Additional risks and factors are identified under “Risk Factors” in Towers Watson’s Annual Report on Form 10-K, filed on August 29, 2011, with the SEC, as supplemented by disclosure in Towers Watson’s Quarterly Report on Form 10-Q filed on February 7, 2012.
You should not rely upon forward-looking statements as predictions of future events because these statements are based on assumptions that may not come true and are speculative by their nature. Towers Watson does not undertake an obligation to update any of the forward-looking information included in this document, whether as a result of new information, future events, changed expectations or otherwise.
Use of Non-GAAP Measures
In order to assist investors in understanding the company’s core operating results, we present Adjusted Diluted Earnings Per Share, a non-U.S. GAAP financial measure, to eliminate the effect of acquisition-related expenses from the financial results of our operations. The company’s management uses this measure to evaluate the performance of the business and for financial planning. The company believes that Adjusted Diluted Earnings Per Share is a relevant and useful measure widely used by analysts, investors and other interested parties in our industry to provide a baseline for evaluating and comparing our operating results.

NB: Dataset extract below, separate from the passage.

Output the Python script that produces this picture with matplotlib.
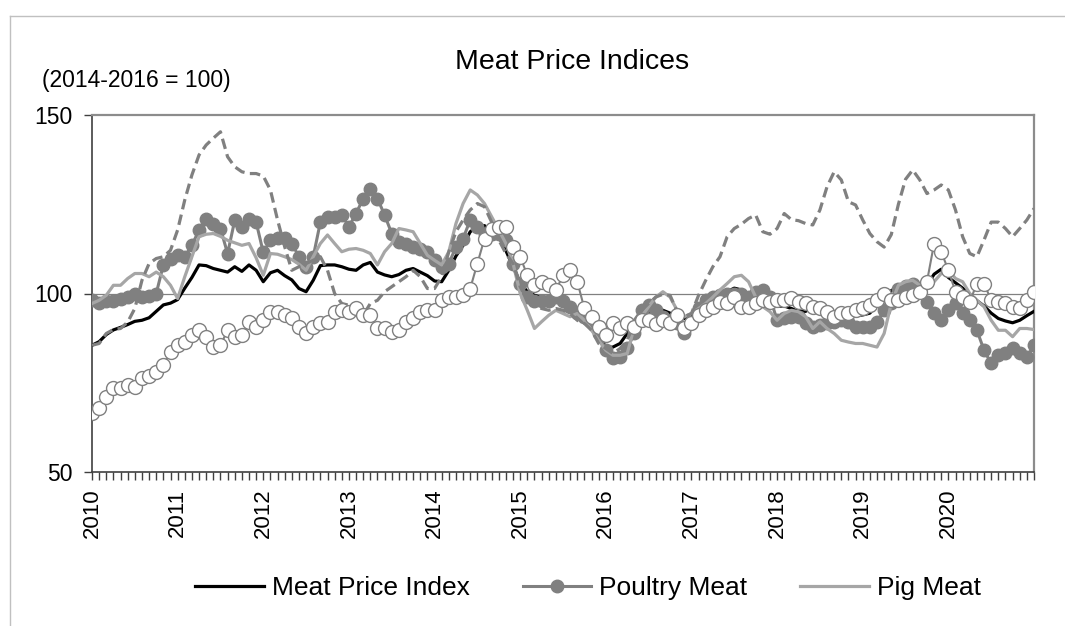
import matplotlib
matplotlib.use("Agg")
import matplotlib.pyplot as plt
import numpy as np
from matplotlib.lines import Line2D

plt.rcParams['font.family'] = ['Liberation Sans', 'DejaVu Sans']

# monthly values, Jan 2010 .. Jan 2021 (2014-2016 = 100)
years = [str(y) for y in range(2010, 2021)]

meat_index = [
    85.5, 86.5, 88.5, 89.8, 90.5, 91.3, 92.2, 92.5, 93.2, 95.0, 96.8, 97.3,
    98.3, 101.5, 104.5, 108.0, 107.8, 107.0, 106.5, 106.0, 107.5, 106.2, 108.0, 106.5,
    103.3, 105.8, 106.5, 105.0, 103.8, 101.4, 100.5, 103.7, 107.8, 108.0, 108.0, 107.5,
    106.8, 106.5, 108.0, 108.7, 106.0, 105.2, 104.7, 105.3, 106.5, 107.0, 106.0, 105.0,
    103.5, 103.3, 106.5, 110.5, 113.5, 117.3, 118.7, 119.0, 117.5, 116.0, 112.0, 107.5,
    103.0, 100.5, 99.5, 98.8, 99.0, 98.6, 98.2, 97.2, 95.0, 93.5, 91.5, 88.8,
    84.8, 85.0, 86.0, 88.8, 92.0, 94.0, 95.0, 95.5, 95.3, 94.5, 93.5, 93.0,
    93.3, 96.0, 97.2, 97.3, 98.8, 100.5, 101.5, 101.0, 99.5, 98.3, 97.0, 96.3,
    96.4, 96.5, 95.8, 95.0, 95.0, 96.3, 95.7, 94.6, 93.7, 94.1, 94.2, 93.8,
    94.0, 94.5, 96.9, 99.0, 100.8, 101.8, 102.3, 101.5, 101.6, 102.3, 105.4, 106.8,
    104.5, 103.0, 101.5, 99.8, 98.0, 96.5, 94.5, 93.0, 92.3, 91.8, 92.5, 93.8,
    95.0,
]

poultry = [
    98.1, 97.2, 98.0, 98.0, 98.5, 99.0, 100.0, 99.0, 99.3, 100.0, 108.0, 109.8,
    110.7, 110.3, 113.5, 117.8, 121.0, 119.6, 118.2, 111.2, 120.5, 118.7, 121.0, 120.0,
    111.5, 115.0, 115.5, 115.5, 114.0, 110.3, 107.5, 110.3, 120.0, 121.5, 121.3, 122.0,
    118.7, 122.4, 126.6, 129.4, 126.6, 122.0, 116.8, 114.5, 114.0, 113.0, 112.6, 111.7,
    109.3, 107.5, 108.4, 113.0, 115.4, 120.6, 118.7, 116.8, 116.8, 116.8, 115.0, 108.4,
    102.8, 99.0, 98.0, 98.0, 98.0, 99.0, 98.0, 96.3, 94.4, 93.5, 92.0, 88.8,
    84.1, 81.8, 82.3, 84.6, 88.8, 95.3, 96.7, 95.3, 93.5, 92.0, 91.6, 88.8,
    92.0, 95.8, 98.1, 99.0, 99.5, 100.0, 100.0, 100.0, 99.0, 100.5, 101.0, 99.0,
    92.5, 93.0, 93.5, 93.5, 91.6, 90.7, 91.2, 91.6, 92.0, 92.5, 92.0, 90.7,
    90.7, 90.7, 92.0, 95.3, 97.2, 101.4, 102.0, 102.8, 101.0, 97.7, 94.4, 92.5,
    95.3, 97.2, 94.4, 92.5, 89.7, 84.1, 80.4, 82.7, 83.2, 84.6, 83.2, 82.2,
    85.5,
]

pig = [
    97.2, 98.1, 99.5, 102.3, 102.3, 104.2, 105.6, 105.6, 104.7, 106.0, 104.7, 102.3,
    98.6, 104.7, 110.3, 115.9, 116.6, 116.8, 116.0, 114.9, 114.2, 113.5, 114.0, 110.0,
    105.1, 111.2, 111.0, 110.3, 109.5, 108.2, 106.5, 110.3, 114.0, 116.4, 114.0, 111.7,
    112.4, 112.6, 112.1, 111.2, 108.0, 111.7, 114.0, 118.2, 117.8, 117.3, 114.0, 110.7,
    109.3, 108.0, 111.7, 119.6, 125.2, 129.0, 127.6, 125.2, 121.5, 117.8, 114.0, 108.4,
    100.0, 95.3, 90.2, 92.1, 93.9, 95.3, 94.4, 93.5, 94.4, 92.5, 89.7, 86.9,
    84.1, 82.7, 82.7, 83.2, 90.7, 93.5, 96.3, 99.0, 100.5, 99.0, 95.3, 93.5,
    94.4, 95.8, 97.2, 99.0, 101.0, 102.8, 104.7, 105.1, 103.3, 99.0, 96.3, 94.9,
    92.5, 94.4, 95.3, 94.9, 93.5, 90.2, 92.1, 90.2, 88.8, 86.9, 86.4, 86.0,
    86.0, 85.5, 85.0, 88.8, 97.2, 102.3, 103.3, 103.7, 102.3, 101.9, 103.3, 105.6,
    106.5, 104.2, 103.3, 100.0, 98.1, 96.3, 92.5, 89.7, 89.7, 87.9, 90.2, 90.2,
    89.9,
]

bovine = [
    85.5, 86.0, 88.8, 89.9, 90.2, 92.0, 95.8, 103.7, 108.4, 109.8, 110.3, 112.1,
    117.8, 126.2, 133.2, 138.8, 141.6, 143.5, 145.3, 138.3, 135.5, 134.1, 133.6, 133.6,
    132.9, 129.0, 120.6, 113.1, 106.5, 107.5, 108.4, 109.3, 110.3, 106.5, 100.0, 97.2,
    96.7, 95.3, 93.9, 97.2, 98.1, 100.5, 101.9, 103.3, 104.7, 106.5, 104.7, 101.4,
    101.4, 104.7, 111.7, 117.3, 120.6, 123.4, 125.2, 124.3, 120.0, 115.0, 111.2, 108.4,
    101.9, 98.1, 96.7, 95.8, 95.3, 95.8, 95.3, 94.4, 92.5, 91.6, 89.7, 86.0,
    84.6, 83.2, 84.6, 86.9, 92.5, 95.3, 97.2, 99.0, 99.8, 99.5, 94.9, 93.5,
    94.4, 99.5, 103.7, 107.5, 110.3, 115.9, 118.2, 119.4, 121.0, 122.0, 117.3, 116.6,
    118.2, 122.4, 120.7, 120.4, 119.6, 119.2, 123.4, 129.9, 134.1, 131.8, 125.7, 124.8,
    120.6, 116.8, 114.5, 113.0, 116.5, 125.0, 132.0, 134.6, 131.8, 128.0, 129.0, 130.4,
    129.0, 123.4, 115.9, 111.2, 110.3, 115.0, 120.0, 120.0, 118.2, 115.9, 118.2, 120.6,
    123.8,
]

ovine = [
    66.4, 67.8, 71.0, 73.4, 73.6, 74.3, 73.8, 76.2, 76.8, 78.0, 79.9, 83.6,
    85.5, 86.4, 88.3, 89.7, 87.9, 85.0, 85.5, 89.7, 87.9, 88.3, 92.1, 90.7,
    92.5, 94.9, 94.9, 93.9, 93.0, 90.7, 88.8, 90.7, 91.8, 92.1, 94.9, 95.3,
    94.9, 95.8, 93.9, 93.9, 90.2, 90.2, 89.3, 89.7, 92.1, 93.0, 94.9, 95.3,
    95.5, 98.1, 99.0, 99.0, 99.5, 101.4, 108.4, 115.4, 118.2, 118.7, 118.7, 113.0,
    110.3, 105.1, 102.3, 103.3, 102.3, 100.9, 105.1, 106.5, 103.3, 95.8, 93.5, 90.7,
    88.3, 91.6, 90.2, 91.6, 90.7, 92.5, 92.5, 91.5, 92.5, 91.6, 93.9, 90.2,
    91.6, 93.9, 95.3, 96.3, 97.7, 97.2, 99.0, 96.3, 96.3, 97.2, 98.1, 97.7,
    98.1, 98.1, 98.6, 97.7, 97.2, 96.3, 95.8, 94.9, 93.5, 94.4, 94.4, 95.3,
    95.8, 96.7, 98.1, 100.0, 98.1, 98.1, 99.0, 99.5, 100.5, 103.3, 114.0, 111.7,
    106.5, 100.5, 99.0, 97.7, 102.8, 102.8, 98.1, 97.7, 97.2, 96.3, 95.8, 98.1,
    100.5,
]

months = np.arange(len(meat_index))

fig = plt.figure(figsize=(10.65, 6.26), dpi=100)
ax = fig.add_axes([92 / 1065, 1 - 472 / 626, (1034 - 92) / 1065, (472 - 115) / 626])

ax.axhline(100, color='#808080', lw=0.9, zorder=1)

ax.plot(months, meat_index, color='black', lw=2.3, zorder=3, label='Meat Price Index')
ax.plot(months, poultry, color='#808080', lw=2.2, marker='o', markersize=9,
        markerfacecolor='#808080', markeredgecolor='#808080', zorder=4, label='Poultry Meat')
ax.plot(months, pig, color='#A6A6A6', lw=2.3, zorder=5, label='Pig Meat')
ax.plot(months, bovine, color='#808080', lw=2.3, dashes=(3.3, 1.7), zorder=6)
ax.plot(months, ovine, color='#808080', lw=1.5, marker='o', markersize=10,
        markerfacecolor='white', markeredgecolor='#808080', markeredgewidth=1.0, zorder=7)

ax.set_xlim(0, len(meat_index) - 1)
ax.set_ylim(50, 150)
ax.set_yticks([50, 100, 150])
ax.set_xticks(np.arange(0, 121, 12))
ax.set_xticklabels(years, rotation=90)
ax.set_xticks(months, minor=True)
ax.tick_params(axis='x', which='both', direction='out', length=6, width=1, color='#404040')
ax.tick_params(axis='x', which='major', labelsize=16, pad=6)
ax.tick_params(axis='y', direction='out', length=6, width=1, color='#404040',
               labelsize=16.5, pad=8)

for side in ['top', 'right']:
    ax.spines[side].set_color('#8C8C8C')
    ax.spines[side].set_linewidth(1.6)
ax.spines['left'].set_color('#404040')
ax.spines['bottom'].set_color('#404040')
ax.spines['left'].set_linewidth(1.2)
ax.spines['bottom'].set_linewidth(1.2)

fig.text(572 / 1065, 1 - 62 / 626, 'Meat Price Indices', ha='center', va='center', fontsize=20.5)
fig.text(42 / 1065, 1 - 81 / 626, '(2014-2016 = 100)', ha='left', va='center', fontsize=16.5)

handles, labels = ax.get_legend_handles_labels()
fig.legend(handles, labels, loc='center', bbox_to_anchor=(588 / 1065, 1 - 588 / 626),
           ncol=3, frameon=False, fontsize=19, handlelength=2.6, handletextpad=0.3,
           columnspacing=2.0, borderpad=0)

# light outer frame (left and top edges)
fig.add_artist(Line2D([9.5 / 1065, 9.5 / 1065], [0, 1 - 16 / 626], color='#C0C0C0', lw=1))
fig.add_artist(Line2D([9.5 / 1065, 1], [1 - 16 / 626, 1 - 16 / 626], color='#C0C0C0', lw=1))

fig.savefig('out.png', dpi=100)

Since the merger in January 2010, we have incurred significant acquisition-related expenses related to the transaction and integration activities necessary to combine Watson Wyatt and Towers Perrin. These acquisition-related expenses include transaction and integration costs, severance costs, non-cash charges for amortization of intangible assets and stock-based compensation costs from the issuance of merger-related restricted shares. Adjusted Diluted Earnings Per Share is important in illustrating what our operating results would have been (or will be) had we not incurred these acquisition-related expenses. We consider Adjusted Diluted Earnings Per Share to be an important financial measure, which we use to internally evaluate and assess our core operations, and benchmark our operating results against our competitors.